Taking a stand wins Calgary boy respect in Ottawa

I’m over at East Side Mario’s at Sunridge Mall chatting with Pierre Poilievre, a former Henry Wisewood high school student in Calgary who stunned politically correct Ottawa by winning a seat for the Conservatives in the riding of Nepean-Carleton in 2004.

In 2006, he stunned that city again by chalking up the largest majority outside Alberta.

So how did Poilievre, 27, break through the elite ranks, become parliamentary secretary to Treasury Board president John Baird and win the job of shepherding the Federal Accountability Act through the Commons?

“I’ve got a very strong work ethic,” he says,” and I like to win at everything I do.”

What he does can be diverse. He’s won medals in wrestling and debating.

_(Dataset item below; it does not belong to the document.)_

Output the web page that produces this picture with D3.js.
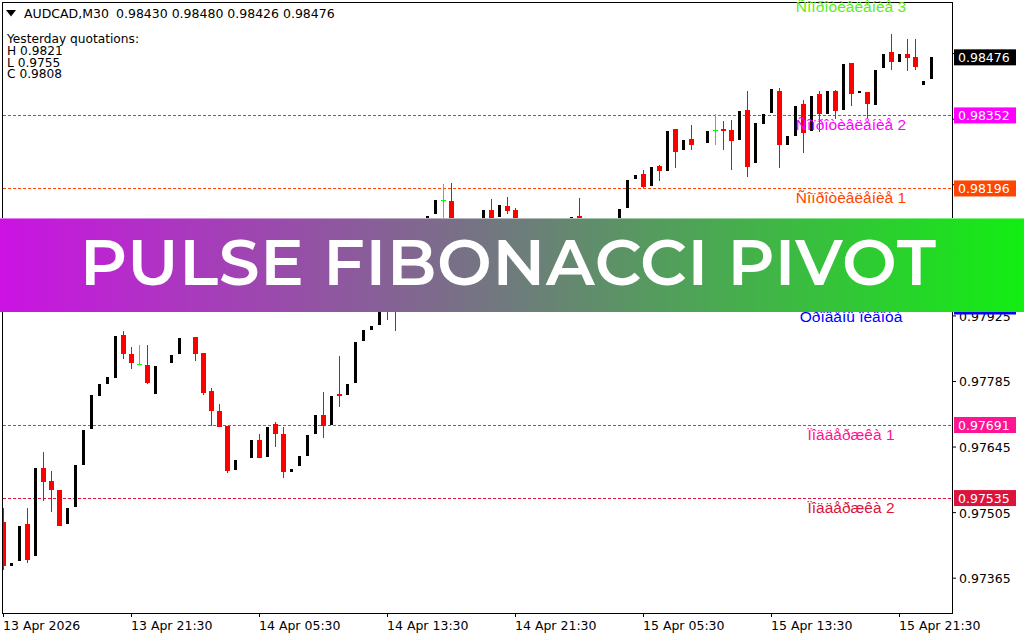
<!DOCTYPE html>
<html><head><meta charset="utf-8">
<script src="https://cdn.jsdelivr.net/npm/d3@7"></script>
<style>body{margin:0;background:#fff;} svg{display:block}</style>
</head><body>
<svg id="c" width="1024" height="640"></svg>
<script>
// ---------- DATA ----------
const symbol = "AUDCAD,M30";
const timeTickIndex = [0, 16, 32, 48, 64, 80, 96, 112];
const timeTickLabels = ["13 Apr 2026", "13 Apr 21:30", "14 Apr 05:30", "14 Apr 13:30", "14 Apr 21:30", "15 Apr 05:30", "15 Apr 13:30", "15 Apr 21:30"];
const priceTicks = [0.97365, 0.97505, 0.97645, 0.97785, 0.97925, 0.98065, 0.98205, 0.98345, 0.98485];

const opens = [0.97484,0.97391,0.97400,0.97479,0.97411,0.97599,0.97571,0.97552,0.97479,0.97516,
0.97605,0.97682,0.97753,0.97778,0.97791,0.97883,0.97842,0.97821,0.97819,0.97757,
0.97817,0.97823,0.97842,0.97876,0.97879,0.97844,0.97763,0.97721,0.97689,0.97595,
0.97616,0.97620,0.97659,0.97622,0.97693,0.97671,0.97591,0.97603,0.97624,0.97671,
0.97712,0.97691,0.97757,0.97755,0.97780,0.97870,0.97893,0.97904,0.97962,0.97958,
0.97940,0.97996,0.98051,0.98094,0.98141,0.98171,0.98169,0.98086,0.98111,0.98075,
0.98133,0.98150,0.98135,0.98158,0.98150,0.98086,0.98047,0.98075,0.98039,0.98064,
0.98096,0.98096,0.98137,0.98086,0.98103,0.98069,0.98103,0.98111,0.98154,0.98216,
0.98227,0.98201,0.98244,0.98233,0.98323,0.98278,0.98301,0.98299,0.98293,0.98320,
0.98323,0.98320,0.98299,0.98363,0.98250,0.98333,0.98357,0.98404,0.98288,0.98308,
0.98376,0.98318,0.98397,0.98355,0.98404,0.98363,0.98464,0.98399,0.98402,0.98374,
0.98453,0.98487,0.98466,0.98483,0.98476,0.98417,0.98430];
const highs = [0.97514,0.97397,0.97475,0.97514,0.97599,0.97633,0.97592,0.97552,0.97514,0.97605,
0.97680,0.97755,0.97778,0.97793,0.97881,0.97891,0.97857,0.97861,0.97861,0.97817,
0.97818,0.97840,0.97876,0.97877,0.97879,0.97844,0.97770,0.97736,0.97689,0.97616,
0.97617,0.97659,0.97671,0.97686,0.97697,0.97686,0.97598,0.97624,0.97669,0.97712,
0.97761,0.97753,0.97838,0.97778,0.97868,0.97893,0.97902,0.97958,0.97979,0.97990,
0.98000,0.98054,0.98096,0.98137,0.98171,0.98205,0.98207,0.98111,0.98118,0.98124,
0.98150,0.98173,0.98160,0.98177,0.98154,0.98090,0.98075,0.98086,0.98069,0.98096,
0.98107,0.98135,0.98175,0.98103,0.98111,0.98107,0.98124,0.98152,0.98214,0.98224,
0.98235,0.98241,0.98246,0.98318,0.98323,0.98299,0.98331,0.98300,0.98318,0.98355,
0.98340,0.98342,0.98361,0.98404,0.98335,0.98355,0.98408,0.98410,0.98308,0.98372,
0.98385,0.98393,0.98404,0.98404,0.98406,0.98461,0.98464,0.98404,0.98402,0.98449,
0.98483,0.98525,0.98483,0.98515,0.98515,0.98425,0.98480];
const lows = [0.97381,0.97391,0.97400,0.97396,0.97411,0.97528,0.97505,0.97475,0.97479,0.97516,
0.97605,0.97682,0.97753,0.97778,0.97791,0.97832,0.97810,0.97819,0.97778,0.97757,
0.97817,0.97823,0.97842,0.97876,0.97827,0.97755,0.97689,0.97686,0.97588,0.97595,
0.97616,0.97620,0.97620,0.97622,0.97644,0.97578,0.97591,0.97603,0.97624,0.97671,
0.97663,0.97691,0.97729,0.97755,0.97780,0.97870,0.97893,0.97904,0.97915,0.97891,
0.97940,0.97996,0.98051,0.98094,0.98141,0.98107,0.98075,0.98086,0.98064,0.98075,
0.98133,0.98096,0.98135,0.98141,0.98064,0.98032,0.98047,0.98022,0.98039,0.98064,
0.98054,0.98096,0.98064,0.98086,0.98054,0.98069,0.98103,0.98111,0.98154,0.98216,
0.98197,0.98201,0.98212,0.98233,0.98239,0.98278,0.98278,0.98299,0.98293,0.98288,
0.98278,0.98235,0.98299,0.98220,0.98250,0.98333,0.98357,0.98239,0.98288,0.98308,
0.98271,0.98318,0.98316,0.98355,0.98344,0.98363,0.98372,0.98399,0.98346,0.98374,
0.98453,0.98449,0.98466,0.98446,0.98449,0.98417,0.98426];
const closes = [0.97390,0.97397,0.97475,0.97402,0.97599,0.97569,0.97552,0.97475,0.97514,0.97605,
0.97680,0.97755,0.97778,0.97793,0.97881,0.97842,0.97823,0.97821,0.97780,0.97817,
0.97818,0.97840,0.97876,0.97877,0.97842,0.97759,0.97721,0.97686,0.97592,0.97616,
0.97617,0.97659,0.97620,0.97686,0.97671,0.97590,0.97598,0.97624,0.97669,0.97712,
0.97689,0.97753,0.97753,0.97778,0.97868,0.97893,0.97902,0.97958,0.97947,0.97940,
0.98000,0.98054,0.98096,0.98137,0.98171,0.98171,0.98086,0.98111,0.98075,0.98124,
0.98150,0.98111,0.98160,0.98148,0.98086,0.98047,0.98075,0.98039,0.98069,0.98096,
0.98075,0.98135,0.98086,0.98103,0.98069,0.98107,0.98124,0.98152,0.98214,0.98224,
0.98199,0.98241,0.98233,0.98318,0.98274,0.98299,0.98288,0.98300,0.98318,0.98320,
0.98318,0.98297,0.98361,0.98241,0.98335,0.98355,0.98408,0.98288,0.98308,0.98372,
0.98314,0.98393,0.98355,0.98404,0.98361,0.98461,0.98397,0.98404,0.98376,0.98449,
0.98483,0.98466,0.98483,0.98474,0.98455,0.98425,0.98476];

const yesterdayKeys = ["H", "L", "C"];
const yesterdayValues = [0.9821, 0.9755, 0.9808];

const levelNames = ["Ñîïðîòèâëåíèå 3", "Ñîïðîòèâëåíèå 2", "Ñîïðîòèâëåíèå 1", "Óðîâåíü ïèâîòà", "Ïîääåðæêà 1", "Ïîääåðæêà 2", "Ïîääåðæêà 3"];
const levelValues = [0.98605, 0.98352, 0.98196, 0.97944, 0.97691, 0.97535, 0.97283];
const levelColors = ["#5cec1c", "#ff00ff", "#ff4500", "#0000ff", "#ff1493", "#dc143c", "#ff0000"];

const bannerTitle = "PULSE FIBONACCI PIVOT";

// ---------- DRAW ----------
const svg = d3.select("#c");
const plot = {left: 2.5, right: 952.5, top: 2.5, bottom: 613.5};
const x = d3.scaleLinear().domain([0, opens.length - 1]).range([3, 931]);
const y = d3.scaleLinear().domain([0.972896, 0.985920]).range([613, 3]);
const fmt5 = d3.format(".5f"), fmt4 = d3.format(".4f");
const axisFont = "'DejaVu Sans', Verdana, sans-serif";

svg.append("rect").attr("width", 1024).attr("height", 640).attr("fill", "#fff");

svg.append("defs").append("clipPath").attr("id", "plotclip")
  .append("rect").attr("x", 3).attr("y", 3).attr("width", 949).attr("height", 610);

// levels and the price boxes they produce
const levels = levelValues.map((v, k) => ({v, name: levelNames[k], color: levelColors[k]}));
const boxes = levels.filter(d => y(d.v) > 3 && y(d.v) < 613)
  .map(d => ({v: d.v, color: d.color}))
  .concat([{v: closes[closes.length - 1], color: "#000000"}]);
// a tick label sitting right under a price box is hidden by it (as on the terminal)
const coveredTick = t => boxes.some(b => Math.abs(y(b.v) - y(t)) < 6);

// y axis
const yAxis = svg.append("g").attr("transform", "translate(953,0)")
  .call(d3.axisRight(y).tickValues(priceTicks).tickSize(3).tickPadding(3)
    .tickFormat(t => coveredTick(t) ? "" : fmt5(t)));
yAxis.select(".domain").remove();
yAxis.selectAll("line").attr("stroke", "#000");
yAxis.selectAll("text").attr("font-family", axisFont).attr("font-size", 12.5).attr("fill", "#000").attr("dy", "0.4em");

// x axis
const xAxis = svg.append("g").attr("transform", "translate(0,613)")
  .call(d3.axisBottom(x).tickValues(timeTickIndex).tickSize(4).tickPadding(4)
    .tickFormat((d, k) => timeTickLabels[k]));
xAxis.select(".domain").remove();
xAxis.selectAll("line").attr("stroke", "#000");
xAxis.selectAll("text").attr("font-family", axisFont).attr("font-size", 12.5).attr("fill", "#000")
  .attr("text-anchor", "start").attr("x", -0.5);

// frame
svg.append("rect").attr("x", plot.left).attr("y", plot.top)
  .attr("width", plot.right - plot.left).attr("height", plot.bottom - plot.top)
  .attr("fill", "none").attr("stroke", "#000").attr("stroke-width", 1);

// level lines
const lg = svg.append("g").attr("clip-path", "url(#plotclip)");
lg.selectAll("line").data(levels).join("line")
  .attr("x1", 3).attr("x2", 952)
  .attr("y1", d => Math.round(y(d.v)) + 0.5).attr("y2", d => Math.round(y(d.v)) + 0.5)
  .attr("stroke", d => d.color).attr("stroke-width", 1).attr("stroke-dasharray", "3,2");

// candles
const bars = opens.map((o, i) => ({i, o, h: highs[i], l: lows[i], c: closes[i]}));
const cg = svg.append("g").attr("shape-rendering", "crispEdges").attr("clip-path", "url(#plotclip)");
const bear = bars.filter(d => d.c < d.o);
const bull = bars.filter(d => d.c > d.o && (y(d.o) - y(d.c)) >= 1);
const doji = bars.filter(d => d.c === d.o);

cg.selectAll(".bw").data(bear).join("rect").attr("class", "bw")
  .attr("x", d => Math.round(x(d.i))).attr("width", 1)
  .attr("y", d => y(d.h)).attr("height", d => Math.max(1, y(d.l) - y(d.h))).attr("fill", "#ff0000");
cg.selectAll(".bb").data(bear).join("rect").attr("class", "bb")
  .attr("x", d => Math.round(x(d.i)) - 2).attr("width", 5)
  .attr("y", d => y(d.o)).attr("height", d => Math.max(1, y(d.c) - y(d.o))).attr("fill", "#ff0000");
cg.selectAll(".ub").data(bull).join("rect").attr("class", "ub")
  .attr("x", d => Math.round(x(d.i)) - 1).attr("width", 3)
  .attr("y", d => y(d.c)).attr("height", d => y(d.o) - y(d.c)).attr("fill", "#000");
cg.selectAll(".dw").data(doji).join("rect").attr("class", "dw")
  .attr("x", d => Math.round(x(d.i))).attr("width", 1)
  .attr("y", d => y(d.h)).attr("height", d => Math.max(1, y(d.l) - y(d.h))).attr("fill", "#00ff00");
cg.selectAll(".db").data(doji).join("rect").attr("class", "db")
  .attr("x", d => Math.round(x(d.i)) - 2).attr("width", 5)
  .attr("y", d => Math.round(y(d.o))).attr("height", 1).attr("fill", "#00ff00");

// level names
const visibleNames = levels.filter(d => y(d.v) > -12 && y(d.v) < 613);
svg.selectAll(".lname").data(visibleNames).join("text").attr("class", "lname")
  .attr("x", 851).attr("y", d => y(d.v) + 15)
  .attr("text-anchor", "middle")
  .attr("font-family", "'Liberation Sans', Arial, sans-serif").attr("font-size", 15.5)
  .attr("fill", d => d.color).text(d => d.name);

// price boxes
const bg = svg.append("g");
bg.selectAll("rect").data(boxes).join("rect")
  .attr("x", 954).attr("width", 62).attr("y", d => y(d.v) - 8).attr("height", 16)
  .attr("fill", d => d.color);
bg.selectAll("text").data(boxes).join("text")
  .attr("x", 958).attr("y", d => y(d.v) + 5)
  .attr("font-family", axisFont).attr("font-size", 12.5).attr("fill", "#fff")
  .text(d => fmt5(d.v));

// header
svg.append("path").attr("d", "M6,10 L16,10 L11,16.5 Z").attr("fill", "#000");
const last = bars[bars.length - 1];
svg.append("text").attr("x", 24).attr("y", 18).attr("font-family", axisFont).attr("font-size", 12.5)
  .text(symbol);
svg.append("text").attr("x", 116).attr("y", 18).attr("font-family", axisFont).attr("font-size", 12.5)
  .text([last.o, last.h, last.l, last.c].map(fmt5).join(" "));
svg.append("text").attr("x", 7).attr("y", 43).attr("font-family", axisFont).attr("font-size", 12.2)
  .text("Yesterday quotations:");
svg.selectAll(".yq").data(yesterdayKeys).join("text").attr("class", "yq")
  .attr("x", 7).attr("y", (d, k) => 55 + k * 11.5)
  .attr("font-family", axisFont).attr("font-size", 12.2)
  .text((d, k) => d + " " + fmt4(yesterdayValues[k]));

// banner
const grad = svg.select("defs").append("linearGradient").attr("id", "bgrad")
  .attr("x1", "0%").attr("x2", "100%").attr("y1", "0%").attr("y2", "0%");
grad.append("stop").attr("offset", "0%").attr("stop-color", "#cc12e4");
grad.append("stop").attr("offset", "50%").attr("stop-color", "#6f7b7c");
grad.append("stop").attr("offset", "100%").attr("stop-color", "#12ee12");
svg.append("rect").attr("x", 0).attr("y", 218).attr("width", 1024).attr("height", 94)
  .attr("fill", "url(#bgrad)");
svg.append("line").attr("x1", 0).attr("x2", 1024).attr("y1", 218.5).attr("y2", 218.5)
  .attr("stroke", "#ffffff").attr("stroke-opacity", 0.45);
svg.append("text").attr("x", 80).attr("y", 285)
  .attr("font-family", "Montserrat, Inter, 'Open Sans', sans-serif").attr("font-weight", 600)
  .attr("font-size", 65).attr("fill", "#fff")
  .attr("textLength", 856).attr("lengthAdjust", "spacing")
  .text(bannerTitle);
</script>
</body></html>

“People are often surprised at that, but wrestling, while physical, and debating, while psychological, aren’t far apart. They demand brainpower. You have to think one step ahead of your opponent in both disciplines.”

Poilievre studied international relations at the University of Calgary, then took a job with Stockwell Day when Day was the Reform party’s foreign affairs critic. He also helped the onetime Canadian Alliance leader mount the campaign to ban the terrorist organized Hezbollah from Canada.

“You don’t come to Ottawa to sit around and do nothing. You come here to make changes,” Poilievre says.

Nepean-Carleton had been a strong Liberal riding since 1988 and was represented by defence minister David Pratt when Poilievre decided to take him on.

Coincidentally, Pratt was considered on the right of the Liberal party and a defence minister who actually believed in a strong military.

That said, the Jean Chretien-Paul Martin clique wasn’t listening, so Poilievre felt no qualms about taking Pratt on in 2004.

“I looked around at various ridings in the area and decided Nepean-Carleton was really pretty conservative. Its residents have strong family values, are self-reliant, wanted safe streets, and wanted someone to represent those values.”

He toppled Pratt by 4,000 votes.

Soon, he was known as a very pugnacious MP, heckling Martin’s Liberals at every touch and turn and getting very much under their skin.

“I didn’t want them to get away with anything, and that’s what they didn’t like about me.”

You might say he was anathema to Liberal MPs.

“I’m not someone who straddles the fence,” Poilievre says.

“I represent real Conservative values. I’m big on defence, and tough on crime. People don’t want wishy-washy politicians, they are sick of them, and if there’s one thing I’m not, it’s wishy-washy.”

Despite somewhat stagnant polls, he’s convinced, Prime Minister Stephen Harper is headed for a majority come the next federal election.

“Stephen’s decisive, and people like that. He knows what he wants to do, and knows how to do it. People are increasingly recognizing that, too. Voters have had enough of politicians who haven’t the courage to take stands. In Stephen, our country has finally found a leader who stands his ground.”

So there we have it, a homegrown boy who made good in our nation’s capital—and representing an Ottawa riding at that.